Just in time to prepare for our upcoming session, I’ve finished running all of the smaller one-on-one sessions for all of my players from my every-other-week game of Heart: The City Beneath. I feel like I’ve managed to at least partially maintain the game’s tension and even add to it a little bit by giving each character some focused attention (to move their personal plot forward) and by keeping up a steady (if small) stream of information in the Discord server I built for my this group. I still (as of writing this) have a lot to do to finish preparing for the session since I actually know what the group is going to do ahead of time for once, but it’s work I’m genuinely excited to do since I’ve figured out how to tie the stories of all my players together in this moment. Maybe not permanently (the improvisational nature of our game makes that impossible to claim with any confidence), but enough to give us a major inflection point in the overal game as we walk up to and past what might actually be the halfway point of this campaign.
I still think we’ve got a lot to learn as a group playing Heart, but taking this time to play in much smaller groups means that I’ve been able to help shore up other people’s understanding of how the game works. The beat system for advancement (pick a type of narrative beat to assign to your character and gain a related type of character advancement when you complete the beat) can make for a great, communicative game, but only if everyone is on the same page about how that system works. One of the places where my group has struggled so far is that everyone was very focused on minor beats to shore up their initial skills and abilities, which means the first person to pick a major beat got latched onto in a way they didn’t expect. All of these beats are plot beats, they’re supposed to reflect a step along each character’s journey, so I built a small Session (or mission) in the game that pivoted around the character meeting the beat her player had selected. Since the player had only seen minor beats before, they were caught off guard by how central their character had become in that moment and wasn’t prepared for all the narrative attention I sent their way. Now, though, I’ve talked to all my players about the beat system and worked more closely with them to figure out what target they want to throw their character at or at least the kinds of paths they’re interested in seeing their characters walk down.

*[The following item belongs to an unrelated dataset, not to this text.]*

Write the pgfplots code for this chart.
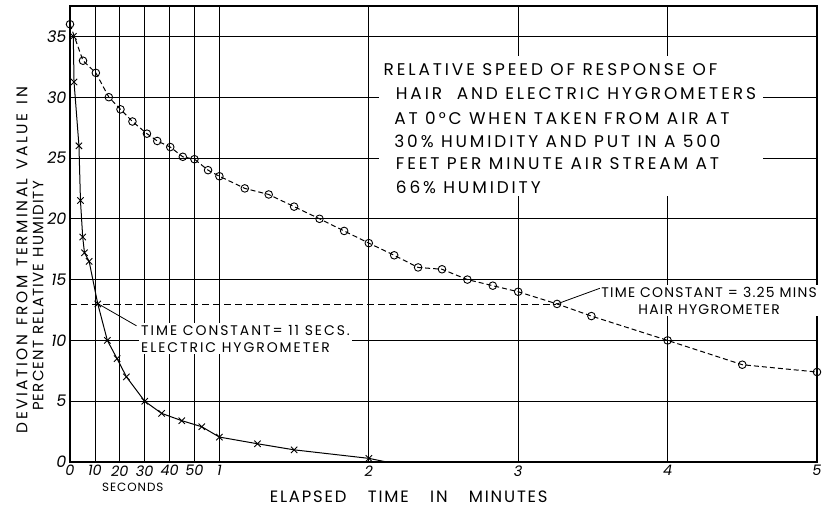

That was my main goal with these smaller sessions, after all: to figure out what my players wanted out of the story we’re crafting so I could make sure the two of us (and as many of the other players in the group as was possible) were pulling in the same direction. Thankfully, as it turns out, pretty much everyone’s goals all pull in more or less the same direction for now, so I was able to get them all neatly woven together in a way that should be fun for them all to play out. It might take a while to get there, since I wound up deciding against writing a summary of each mini-session for the discord to read, but I am working to adapt the game’s overaching Sitatuion/Session based structure to fit the way we’re all playing the game. We’ve basically done one two-session Session and one three-session Session and this next arc looks like it might take a good deal longer than either of those two and I don’t want to thumb the scale of my players abilities that heavily since more and more of them have “once per Session” type abilities now. I have some ideas, of course, but it will take actual experience and practice to see if they’ll actually work out the way I want them to.
In order to make that happen, I need to prepare more monster stats, brush up on my Delve structuring, reread some of the stuff I’ve read about how the parts of the world fit together in Heart (specifically the ones that are tied to mechanics), and make sure I’ve dotted my “i”s and crossed my “t”s with all the foreshadowing I’ve been doing (some of which my players might not even realize is foreshadowing since I have no idea how much of the book they’ve read beyond the parts of it strictly related to their characters). I’ve only got two days left to prepare as you’re reading this, so hopefully that’ll be enough time to get the stats figured out, enough names generated, and a general structure laid out so I can focus on the narrative beats my players have assigned their characters rather than the crunch and grind of moving the game along mechanically. Not that there’s a lot of that. I just need to have actual, concrete numbers for the moments those matter, rather than be making them up on the spot.